§ Aim
Leaving out every picture, copy the lines of the data exactly, from the first through the line containing "(9,7) -- (943,7);".

§ Data extract
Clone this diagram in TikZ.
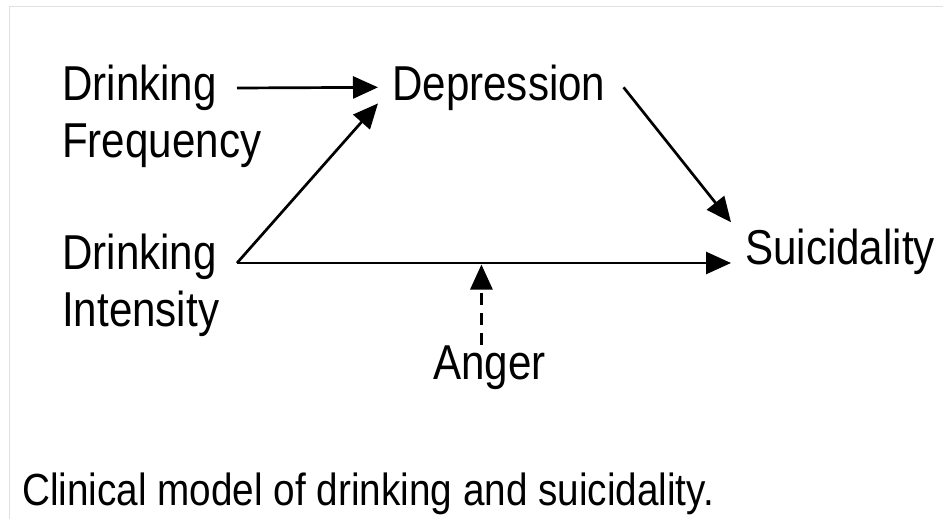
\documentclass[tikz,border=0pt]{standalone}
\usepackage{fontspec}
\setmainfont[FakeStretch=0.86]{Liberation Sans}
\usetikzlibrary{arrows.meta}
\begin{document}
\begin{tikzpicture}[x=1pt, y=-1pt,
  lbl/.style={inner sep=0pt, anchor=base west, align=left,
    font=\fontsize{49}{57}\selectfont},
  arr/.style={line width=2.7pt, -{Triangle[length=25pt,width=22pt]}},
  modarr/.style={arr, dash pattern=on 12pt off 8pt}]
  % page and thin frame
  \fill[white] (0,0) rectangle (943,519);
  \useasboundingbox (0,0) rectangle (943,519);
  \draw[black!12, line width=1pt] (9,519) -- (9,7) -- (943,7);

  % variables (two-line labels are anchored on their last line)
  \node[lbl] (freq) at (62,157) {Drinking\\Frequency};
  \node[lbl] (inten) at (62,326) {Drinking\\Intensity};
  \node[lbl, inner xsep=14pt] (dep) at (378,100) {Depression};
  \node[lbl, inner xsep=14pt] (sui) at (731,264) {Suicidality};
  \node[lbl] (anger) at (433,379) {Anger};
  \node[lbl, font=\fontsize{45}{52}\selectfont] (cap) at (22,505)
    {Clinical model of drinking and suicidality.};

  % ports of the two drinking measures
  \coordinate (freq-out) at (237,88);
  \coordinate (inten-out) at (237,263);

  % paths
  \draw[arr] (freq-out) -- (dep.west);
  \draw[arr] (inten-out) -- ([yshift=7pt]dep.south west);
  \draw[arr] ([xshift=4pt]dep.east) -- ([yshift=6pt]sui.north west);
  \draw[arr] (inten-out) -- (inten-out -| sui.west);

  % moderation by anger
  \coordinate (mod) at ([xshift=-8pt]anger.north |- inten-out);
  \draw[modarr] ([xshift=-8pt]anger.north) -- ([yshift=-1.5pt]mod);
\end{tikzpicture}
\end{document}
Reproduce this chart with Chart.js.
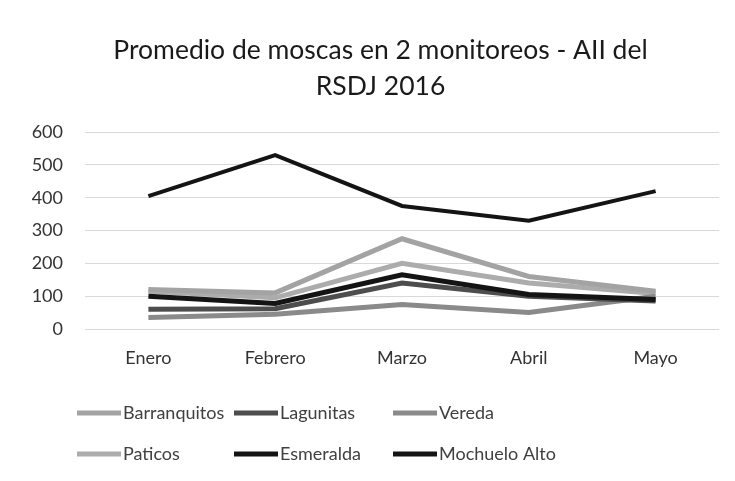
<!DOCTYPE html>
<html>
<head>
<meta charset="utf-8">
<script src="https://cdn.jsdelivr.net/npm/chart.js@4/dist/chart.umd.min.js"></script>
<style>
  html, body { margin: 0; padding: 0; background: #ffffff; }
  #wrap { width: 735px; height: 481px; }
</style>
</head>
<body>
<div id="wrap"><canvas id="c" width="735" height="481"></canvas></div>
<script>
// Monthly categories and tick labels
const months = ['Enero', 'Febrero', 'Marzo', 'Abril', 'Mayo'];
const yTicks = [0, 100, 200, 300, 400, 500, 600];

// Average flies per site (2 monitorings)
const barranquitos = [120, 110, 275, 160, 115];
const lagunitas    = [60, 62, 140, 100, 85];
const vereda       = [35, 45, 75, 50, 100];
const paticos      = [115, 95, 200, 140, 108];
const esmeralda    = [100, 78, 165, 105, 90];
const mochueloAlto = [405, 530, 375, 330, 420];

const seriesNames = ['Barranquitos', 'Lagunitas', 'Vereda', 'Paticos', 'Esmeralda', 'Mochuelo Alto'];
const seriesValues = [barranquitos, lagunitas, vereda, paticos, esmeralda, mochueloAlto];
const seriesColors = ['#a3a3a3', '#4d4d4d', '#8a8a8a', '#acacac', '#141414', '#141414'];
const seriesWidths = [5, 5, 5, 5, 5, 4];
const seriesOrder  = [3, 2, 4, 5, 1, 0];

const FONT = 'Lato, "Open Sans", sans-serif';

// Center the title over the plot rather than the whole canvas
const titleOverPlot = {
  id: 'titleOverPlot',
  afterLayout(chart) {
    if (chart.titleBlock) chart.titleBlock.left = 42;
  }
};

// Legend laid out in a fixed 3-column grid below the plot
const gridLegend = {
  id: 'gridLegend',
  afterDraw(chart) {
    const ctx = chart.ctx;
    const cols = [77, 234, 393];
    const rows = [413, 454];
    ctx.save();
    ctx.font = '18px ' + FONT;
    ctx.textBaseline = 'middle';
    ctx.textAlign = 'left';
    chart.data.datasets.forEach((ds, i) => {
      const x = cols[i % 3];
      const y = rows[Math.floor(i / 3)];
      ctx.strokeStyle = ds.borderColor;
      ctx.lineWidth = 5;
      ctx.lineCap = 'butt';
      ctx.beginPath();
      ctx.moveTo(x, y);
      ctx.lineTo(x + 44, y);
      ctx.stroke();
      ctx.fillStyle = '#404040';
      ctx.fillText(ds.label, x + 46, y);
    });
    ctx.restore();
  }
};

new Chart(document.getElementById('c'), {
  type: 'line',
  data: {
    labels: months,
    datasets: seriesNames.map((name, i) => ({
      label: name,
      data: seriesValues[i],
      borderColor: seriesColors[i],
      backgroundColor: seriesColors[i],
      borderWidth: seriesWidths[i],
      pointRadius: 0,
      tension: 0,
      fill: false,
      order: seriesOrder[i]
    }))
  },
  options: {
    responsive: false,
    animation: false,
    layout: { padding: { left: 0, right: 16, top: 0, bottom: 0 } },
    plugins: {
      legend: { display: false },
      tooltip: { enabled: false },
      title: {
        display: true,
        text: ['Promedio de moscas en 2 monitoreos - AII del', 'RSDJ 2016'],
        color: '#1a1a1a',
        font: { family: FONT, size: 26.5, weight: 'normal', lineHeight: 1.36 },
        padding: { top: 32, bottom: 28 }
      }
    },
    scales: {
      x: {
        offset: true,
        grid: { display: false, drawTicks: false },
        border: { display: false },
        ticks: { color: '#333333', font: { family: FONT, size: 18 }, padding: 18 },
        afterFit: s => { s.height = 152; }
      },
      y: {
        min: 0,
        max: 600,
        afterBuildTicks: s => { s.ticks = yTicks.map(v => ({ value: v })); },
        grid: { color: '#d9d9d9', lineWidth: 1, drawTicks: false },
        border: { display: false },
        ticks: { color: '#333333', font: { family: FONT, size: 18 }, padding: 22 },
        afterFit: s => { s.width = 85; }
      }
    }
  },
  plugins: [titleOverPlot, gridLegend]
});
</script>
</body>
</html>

§ Full response
Clone this diagram in TikZ.
\documentclass[tikz,border=0pt]{standalone}
\usepackage{fontspec}
\setmainfont[FakeStretch=0.86]{Liberation Sans}
\usetikzlibrary{arrows.meta}
\begin{document}
\begin{tikzpicture}[x=1pt, y=-1pt,
  lbl/.style={inner sep=0pt, anchor=base west, align=left,
    font=\fontsize{49}{57}\selectfont},
  arr/.style={line width=2.7pt, -{Triangle[length=25pt,width=22pt]}},
  modarr/.style={arr, dash pattern=on 12pt off 8pt}]
  % page and thin frame
  \fill[white] (0,0) rectangle (943,519);
  \useasboundingbox (0,0) rectangle (943,519);
  \draw[black!12, line width=1pt] (9,519) -- (9,7) -- (943,7);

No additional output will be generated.